Orthography of Latin
At the core of the library is an extendable
LatinAlphabet trait. The
LatinString class associates a string of characters with an implementation of this trait, and all processing of Latin strings takes account of the orthographic system used to compose the string.
In all alphabets, white space characters separate blocks of one or more tokens, but are not otherwise significant. Implementations of a
LatinAlphabet must explicitly enumerate all allowed non-white-space characters, and classify them in various ways (alphabetic characters versus punctuation, for example, but alphabetic characters are also identified as vowels, consonants or semivowels).
A single set of numeric characters is defined for all implementations of
LatinAlphabet: it is a subset of the Unicode codepoints defined for Roman numerals in the “Number forms” section of Unicode, and is summarized in this table.
The syntax of numeric strings can be validated, and integer values computed for arbitrary numeric strings.

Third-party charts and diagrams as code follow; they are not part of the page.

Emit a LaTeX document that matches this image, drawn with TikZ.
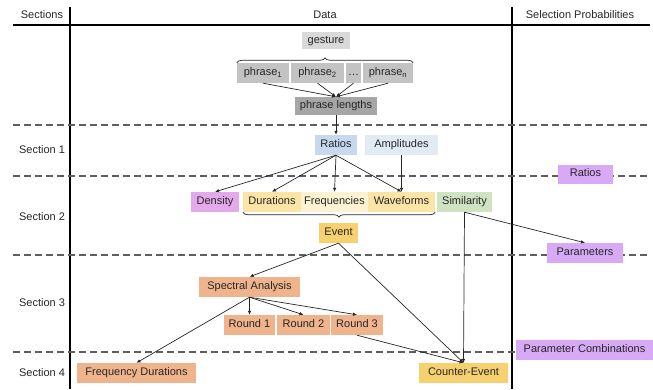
\documentclass[tikz,border=0pt]{standalone}
\usepackage{fontspec}
\setmainfont{Liberation Sans}
\usetikzlibrary{arrows.meta,decorations.pathreplacing}
\definecolor{ink}{HTML}{262626}
\definecolor{rule}{HTML}{5E5E5E}
\definecolor{grayA}{HTML}{D9D9D9}
\definecolor{grayB}{HTML}{C3C3C3}
\definecolor{grayC}{HTML}{A6A6A6}
\definecolor{blueA}{HTML}{C6D9EF}
\definecolor{blueB}{HTML}{E1EAF5}
\definecolor{plum}{HTML}{E4A9EB}
\definecolor{sand}{HTML}{FAE4A6}
\definecolor{cream}{HTML}{FDF2D2}
\definecolor{sage}{HTML}{CFE2C2}
\definecolor{gold}{HTML}{F7D06F}
\definecolor{peach}{HTML}{F0B48C}
\definecolor{lilac}{HTML}{D8AAF6}
\tikzset{
  box/.style={inner sep=0pt,minimum height=20,text height=8pt,text depth=2.2pt,
    text=ink,font=\fontsize{11}{13}\selectfont},
  head/.style={text=ink,font=\fontsize{11}{13}\selectfont},
  arr/.style={-{Latex[length=4pt,width=3.5pt]},line width=0.7pt,draw=ink},
  sep/.style={draw=rule,line width=1.2pt,dash pattern=on 7pt off 4pt},
  frame/.style={draw=black,line width=1.5pt},
  brace/.style={decorate,decoration={brace,amplitude=5pt},line width=0.7pt,draw=ink},
}
\begin{document}
\begin{tikzpicture}[x=1pt,y=-1pt]
  \useasboundingbox (0,0) rectangle (653,389);
  % frame and header
  \draw[frame] (13,25) -- (650,25);
  \draw[frame] (70,7) -- (70,389);
  \draw[frame] (512,7) -- (512,389);
  \node[head] (hsec) at (42,15) {Sections};
  \node[head] (hdata) at (325,15) {Data};
  \node[head] (hprob) at (580,15) {Selection Probabilities};
  % section separators and labels
  \foreach \y in {125,176,255,352}{ \draw[sep] (13,\y) -- (650,\y); }
  \foreach \y/\n in {150/1,217/2,303/3,373/4}{ \node[head] (sec\n) at (42,\y) {Section \n}; }
  % gesture and phrases
  \node[box,fill=grayA,minimum width=48,minimum height=17] (gesture) at (326,40.5) {gesture};
  \node[box,fill=grayB,minimum width=52] (ph1) at (263,73) {phrase\textsubscript{1}};
  \node[box,fill=grayB,minimum width=53] (ph2) at (317.5,73) {phrase\textsubscript{2}};
  \node[box,fill=grayB,minimum width=15] (phdots) at (353.5,73) {\dots};
  \node[box,fill=grayB,minimum width=50] (phn) at (388,73) {phrase\textsubscript{n}};
  \draw[brace] (ph1.north west) -- (phn.north east);
  \node[box,fill=grayC,minimum width=82,minimum height=18] (phlen) at (336,106) {phrase lengths};
  \foreach \p in {ph1,ph2,phdots,phn}{ \draw[arr] (\p.south) -- (phlen.north); }
  % section 1
  \node[box,fill=blueA,minimum width=42] (ratios) at (336,145) {Ratios};
  \node[box,fill=blueB,minimum width=73] (ampl) at (401.5,145) {Amplitudes};
  \draw[arr] (phlen.south) -- (ratios.north);
  % section 2
  \node[box,fill=plum,minimum width=48] (density) at (215,202) {Density};
  \node[box,fill=sand,minimum width=58] (durations) at (272,202) {Durations};
  \node[box,fill=cream,minimum width=67] (freqs) at (334.5,202) {Frequencies};
  \node[box,fill=sand,minimum width=67] (waveforms) at (401.5,202) {Waveforms};
  \node[box,fill=sage,minimum width=55] (similarity) at (464.5,202) {Similarity};
  \draw[brace,decoration={mirror}] (durations.south west) -- (waveforms.south east);
  \node[box,fill=gold,minimum width=39] (event) at (338.5,233) {Event};
  \foreach \t in {density,durations,freqs,waveforms}{ \draw[arr] (ratios.south) -- (\t.north); }
  \draw[arr] (ampl.south) -- (waveforms.north);
  % section 3 and 4
  \node[box,fill=peach,minimum width=101] (spectral) at (249.5,287) {Spectral Analysis};
  \node[box,fill=peach,minimum width=51] (round1) at (249.5,325) {Round 1};
  \node[box,fill=peach,minimum width=53] (round2) at (303.5,325) {Round 2};
  \node[box,fill=peach,minimum width=52] (round3) at (357,325) {Round 3};
  \node[box,fill=peach,minimum width=119] (freqdur) at (136.5,373) {Frequency Durations};
  \node[box,fill=gold,minimum width=89] (counter) at (463.5,373) {Counter-Event};
  \draw[arr] (event.south) -- (spectral.north);
  \draw[arr] (event.south) -- (counter.north);
  \foreach \t in {round1,round2,round3,freqdur}{ \draw[arr] (spectral.south) -- (\t.north); }
  \draw[arr] (round3.south) -- (counter.north);
  \draw[arr] (similarity.south) -- (counter.north);
  % selection probabilities
  \node[box,fill=lilac,minimum width=55,minimum height=19] (pratios) at (585.5,174) {Ratios};
  \node[box,fill=lilac,minimum width=76] (pparams) at (585,253) {Parameters};
  \node[box,fill=lilac,minimum width=137] (pcombos) at (584.5,350) {Parameter Combinations};
  \draw[arr] (similarity.south) -- (pparams.north);
\end{tikzpicture}
\end{document}
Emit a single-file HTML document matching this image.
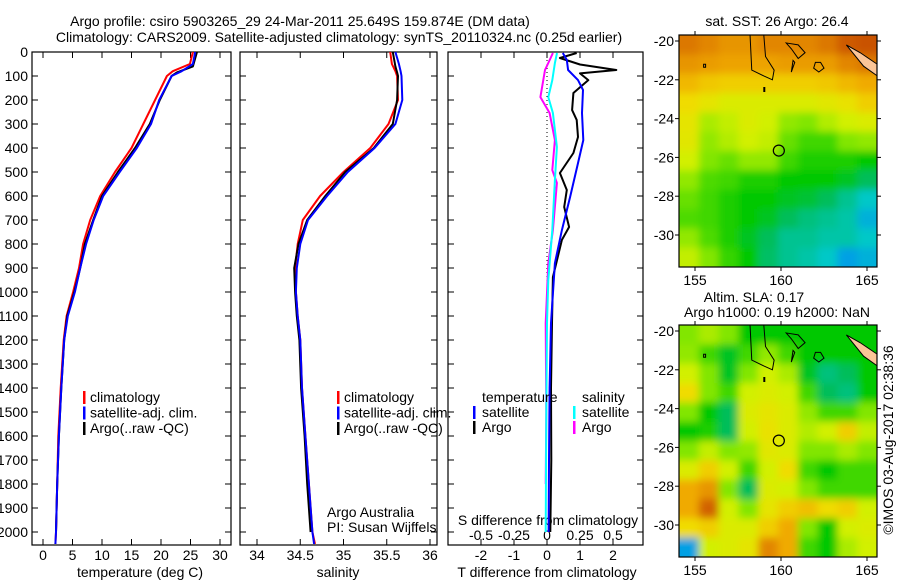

When a string of characters in a particular alphabet occurs in a node of citable text, it can be parsed into a sequence of citable
LatinTokens. Each token is classified into a particular
LatinLexicalCategory based on its composition of alphabetic, numeric or punctuation characters.
Given this definition of a
LatinAlphabet, lexical strings in a specified alphabet can be automatically broken into a sequence of syllables.